▶ The problem: Output the full listing below exactly as it reads, and skip anything that is a picture.

--------------------------------------------------

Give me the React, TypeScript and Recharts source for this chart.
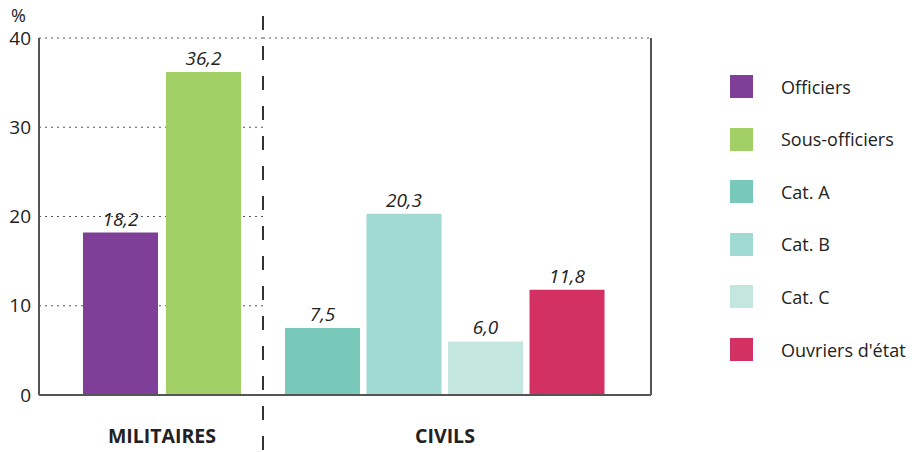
import { BarChart, Bar, XAxis, YAxis, CartesianGrid, Cell, LabelList } from 'recharts';

const militaires = ['Officiers', 'Sous-officiers'];
const militairesValues = [18.2, 36.2];
const civils = ['Cat. A', 'Cat. B', 'Cat. C', "Ouvriers d'état"];
const civilsValues = [7.5, 20.3, 6.0, 11.8];
const seriesColors = ['#7f3f98', '#a2cf66', '#78c9b9', '#a0dad3', '#c3e6df', '#d33163'];
const yTicks = [0, 10, 20, 30, 40];
const groupLabels = ['MILITAIRES', 'CIVILS'];

const FONT = '"Open Sans", sans-serif';
const TEXT = '#222222';
const AXIS = '#555555';

const leftData = militaires.map((name, i) => ({ name, value: militairesValues[i] }));
const rightData = civils.map((name, i) => ({ name, value: civilsValues[i] }));
const legendItems = [...militaires, ...civils];

const fmt = (v: number) => v.toFixed(1).replace('.', ',');

const labelStyle = { fill: TEXT, fontSize: 19, fontStyle: 'italic', fontFamily: FONT };
const groupStyle = { fill: TEXT, fontSize: 19.5, fontWeight: 700, fontFamily: FONT };

export default function App() {
    return (
        <div style={{ position: 'absolute', left: 0, top: 0, width: 912, height: 452, background: '#fff', fontFamily: FONT }}>
            <div style={{ position: 'absolute', left: 0, top: 0 }}>
                <BarChart width={263} height={452} data={leftData} margin={{ top: 38, right: 0, bottom: 0, left: 0 }}>
                    <CartesianGrid vertical={false} stroke={AXIS} strokeDasharray="2 4" />
                    <XAxis
                        dataKey="name"
                        height={57}
                        tick={false}
                        tickLine={false}
                        axisLine={{ stroke: AXIS, strokeWidth: 2 }}
                        padding={{ left: 40, right: 18 }}
                        label={{ value: groupLabels[0], position: 'insideBottom', offset: 9, dx: 11, style: groupStyle }}
                    />
                    <YAxis
                        width={39}
                        domain={[0, 40]}
                        ticks={yTicks}
                        tickLine={false}
                        axisLine={{ stroke: AXIS, strokeWidth: 2 }}
                        tick={{ fill: TEXT, fontSize: 19, fontFamily: FONT }}
                        label={{ value: '%', position: 'top', offset: 16, dx: -1, style: { fill: TEXT, fontSize: 18, fontFamily: FONT } }}
                    />
                    <Bar dataKey="value" barSize={75} isAnimationActive={false}>
                        {leftData.map((d, i) => (
                            <Cell key={d.name} fill={seriesColors[i]} />
                        ))}
                        <LabelList dataKey="value" position="top" offset={7} formatter={fmt} style={labelStyle} />
                    </Bar>
                </BarChart>
            </div>
            <div style={{ position: 'absolute', left: 263, top: 0 }}>
                <BarChart width={649} height={452} data={rightData} margin={{ top: 38, right: 260, bottom: 0, left: 0 }}>
                    <CartesianGrid vertical={false} stroke={AXIS} strokeDasharray="2 4" />
                    <XAxis
                        dataKey="name"
                        height={57}
                        tick={false}
                        tickLine={false}
                        axisLine={{ stroke: AXIS, strokeWidth: 2 }}
                        padding={{ left: 19, right: 43 }}
                        label={{ value: groupLabels[1], position: 'insideBottom', offset: 9, dx: -12, style: groupStyle }}
                    />
                    <YAxis
                        orientation="right"
                        width={1}
                        domain={[0, 40]}
                        ticks={yTicks}
                        tick={false}
                        tickLine={false}
                        axisLine={{ stroke: AXIS, strokeWidth: 2 }}
                    />
                    <Bar dataKey="value" barSize={75} isAnimationActive={false}>
                        {rightData.map((d, i) => (
                            <Cell key={d.name} fill={seriesColors[i + militaires.length]} />
                        ))}
                        <LabelList dataKey="value" position="top" offset={7} formatter={fmt} style={labelStyle} />
                    </Bar>
                </BarChart>
            </div>
            <svg width={912} height={452} style={{ position: 'absolute', left: 0, top: 0, pointerEvents: 'none' }}>
                <line x1={263} y1={16} x2={263} y2={452} stroke="#333" strokeWidth={2} strokeDasharray="14 16" />
            </svg>
            {legendItems.map((name, i) => (
                <div
                    key={name}
                    style={{ position: 'absolute', left: 730, top: 75 + i * 52.6, height: 23, display: 'flex', alignItems: 'center' }}
                >
                    <div style={{ width: 23, height: 23, background: seriesColors[i] }} />
                    <span style={{ marginLeft: 28, fontSize: 18, color: TEXT, whiteSpace: 'nowrap' }}>{name}</span>
                </div>
            ))}
        </div>
    );
}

--------------------------------------------------

▶ Final answer:
Give me the React, TypeScript and Recharts source for this chart.
import { BarChart, Bar, XAxis, YAxis, CartesianGrid, Cell, LabelList } from 'recharts';

const militaires = ['Officiers', 'Sous-officiers'];
const militairesValues = [18.2, 36.2];
const civils = ['Cat. A', 'Cat. B', 'Cat. C', "Ouvriers d'état"];
const civilsValues = [7.5, 20.3, 6.0, 11.8];
const seriesColors = ['#7f3f98', '#a2cf66', '#78c9b9', '#a0dad3', '#c3e6df', '#d33163'];
const yTicks = [0, 10, 20, 30, 40];
const groupLabels = ['MILITAIRES', 'CIVILS'];

const FONT = '"Open Sans", sans-serif';
const TEXT = '#222222';
const AXIS = '#555555';

const leftData = militaires.map((name, i) => ({ name, value: militairesValues[i] }));
const rightData = civils.map((name, i) => ({ name, value: civilsValues[i] }));
const legendItems = [...militaires, ...civils];

const fmt = (v: number) => v.toFixed(1).replace('.', ',');

const labelStyle = { fill: TEXT, fontSize: 19, fontStyle: 'italic', fontFamily: FONT };
const groupStyle = { fill: TEXT, fontSize: 19.5, fontWeight: 700, fontFamily: FONT };

export default function App() {
    return (
        <div style={{ position: 'absolute', left: 0, top: 0, width: 912, height: 452, background: '#fff', fontFamily: FONT }}>
            <div style={{ position: 'absolute', left: 0, top: 0 }}>
                <BarChart width={263} height={452} data={leftData} margin={{ top: 38, right: 0, bottom: 0, left: 0 }}>
                    <CartesianGrid vertical={false} stroke={AXIS} strokeDasharray="2 4" />
                    <XAxis
                        dataKey="name"
                        height={57}
                        tick={false}
                        tickLine={false}
                        axisLine={{ stroke: AXIS, strokeWidth: 2 }}
                        padding={{ left: 40, right: 18 }}
                        label={{ value: groupLabels[0], position: 'insideBottom', offset: 9, dx: 11, style: groupStyle }}
                    />
                    <YAxis
                        width={39}
                        domain={[0, 40]}
                        ticks={yTicks}
                        tickLine={false}
                        axisLine={{ stroke: AXIS, strokeWidth: 2 }}
                        tick={{ fill: TEXT, fontSize: 19, fontFamily: FONT }}
                        label={{ value: '%', position: 'top', offset: 16, dx: -1, style: { fill: TEXT, fontSize: 18, fontFamily: FONT } }}
                    />
                    <Bar dataKey="value" barSize={75} isAnimationActive={false}>
                        {leftData.map((d, i) => (
                            <Cell key={d.name} fill={seriesColors[i]} />
                        ))}
                        <LabelList dataKey="value" position="top" offset={7} formatter={fmt} style={labelStyle} />
                    </Bar>
                </BarChart>
            </div>
            <div style={{ position: 'absolute', left: 263, top: 0 }}>
                <BarChart width={649} height={452} data={rightData} margin={{ top: 38, right: 260, bottom: 0, left: 0 }}>
                    <CartesianGrid vertical={false} stroke={AXIS} strokeDasharray="2 4" />
                    <XAxis
                        dataKey="name"
                        height={57}
                        tick={false}
                        tickLine={false}
                        axisLine={{ stroke: AXIS, strokeWidth: 2 }}
                        padding={{ left: 19, right: 43 }}
                        label={{ value: groupLabels[1], position: 'insideBottom', offset: 9, dx: -12, style: groupStyle }}
                    />
                    <YAxis
                        orientation="right"
                        width={1}
                        domain={[0, 40]}
                        ticks={yTicks}
                        tick={false}
                        tickLine={false}
                        axisLine={{ stroke: AXIS, strokeWidth: 2 }}
                    />
                    <Bar dataKey="value" barSize={75} isAnimationActive={false}>
                        {rightData.map((d, i) => (
                            <Cell key={d.name} fill={seriesColors[i + militaires.length]} />
                        ))}
                        <LabelList dataKey="value" position="top" offset={7} formatter={fmt} style={labelStyle} />
                    </Bar>
                </BarChart>
            </div>
            <svg width={912} height={452} style={{ position: 'absolute', left: 0, top: 0, pointerEvents: 'none' }}>
                <line x1={263} y1={16} x2={263} y2={452} stroke="#333" strokeWidth={2} strokeDasharray="14 16" />
            </svg>
            {legendItems.map((name, i) => (
                <div
                    key={name}
                    style={{ position: 'absolute', left: 730, top: 75 + i * 52.6, height: 23, display: 'flex', alignItems: 'center' }}
                >
                    <div style={{ width: 23, height: 23, background: seriesColors[i] }} />
                    <span style={{ marginLeft: 28, fontSize: 18, color: TEXT, whiteSpace: 'nowrap' }}>{name}</span>
                </div>
            ))}
        </div>
    );
}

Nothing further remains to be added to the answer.